Advertising Regulatory Board
- Predecessor: Advertising Standards Authority of South Africa
- Formation: November 2018; 7 years ago
- Registration no.: NPC 2018/5288775/08
- Legal status: Non-profit organisation
- Purpose: Advertising regulator
- Headquarters: Albury Office Park, 1 Magalieszicht Road, Dunkeld West
- Location: Johannesburg, South Africa;
- Coordinates: 26°07′34″S 28°01′54″E﻿ / ﻿26.1260407°S 28.0317545°E
- Membership: Members Association for Communication and Advertising (ACA); Interactive Advertising Bureau (IAB); Marketing Association of South Africa (MASA); Association of Independent Publishers (AIP); Drinks Federation of South Africa (DFSA); National Association of Broadcasters (DAB); Pet Food Industry Association of Southern Africa (PFISA); Vapour Products Association of South Africa (VPASA); (2023)
- CEO: Gail Schimmel
- Website: arb.org.za

= Advertising Regulatory Board =

South African advertising regulator

The Advertising Regulatory Board (ARB) is an independent entity organised and financed by members of the marketing communications industry of South Africa. Its purpose is to manage South Africa's voluntary, self-regulating system of advertising.

== History ==
In 2018, the ARB was founded after the forced liquidation of the Advertising Standards Authority of South Africa (ASA). It superseded the ASA in terms of the Electronic Communications Act in administering the Code of Advertising Practice.

In 2021, the ARB signed a Memorandum of Understanding with the Independent Communications Authority of South Africa to escalate broadcast licensee issues related to advertising.

== Member organisations ==
The founding members are:

- Association for Communication and Advertising
- Interactive Advertising Bureau South Africa
- Marketing Association of South Africa

=== Members ===

- Association of Independent Publishers
- Drinks Federation of South Africa
- National Association of Broadcasters
- Pet Food Industry Association of Southern Africa
- Vapour Products Association of South Africa
- Cosmetics Toiletry & Fragrance Association of South Africa
- South African Insurance Association

== Jurisdiction ==
In September 2017, the Supreme Court of Appeal ruled in Herbex (Pty) Ltd v The Advertising Standards Authority that the ASA only had the power to issue an instruction over members.

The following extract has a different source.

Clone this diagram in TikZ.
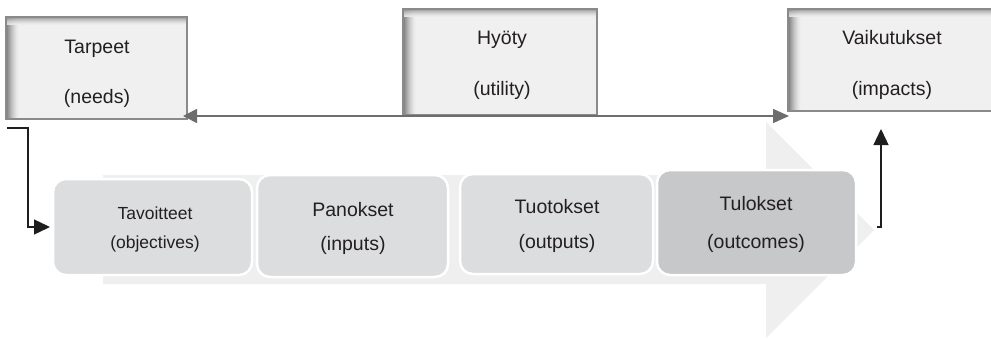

In a 2022 judgement, the Supreme Court of Appeal affirmed in Bliss Brands (Pty) Ltd v Advertising Regulatory Board NPC and Others that the ARB has the authority to issue an instruction (for the benefit of its members) over any advertisement (including non-members' advertisements).

In terms of Section 55 of the Electronic Communications Act, the ARB has the power to rule against broadcasters.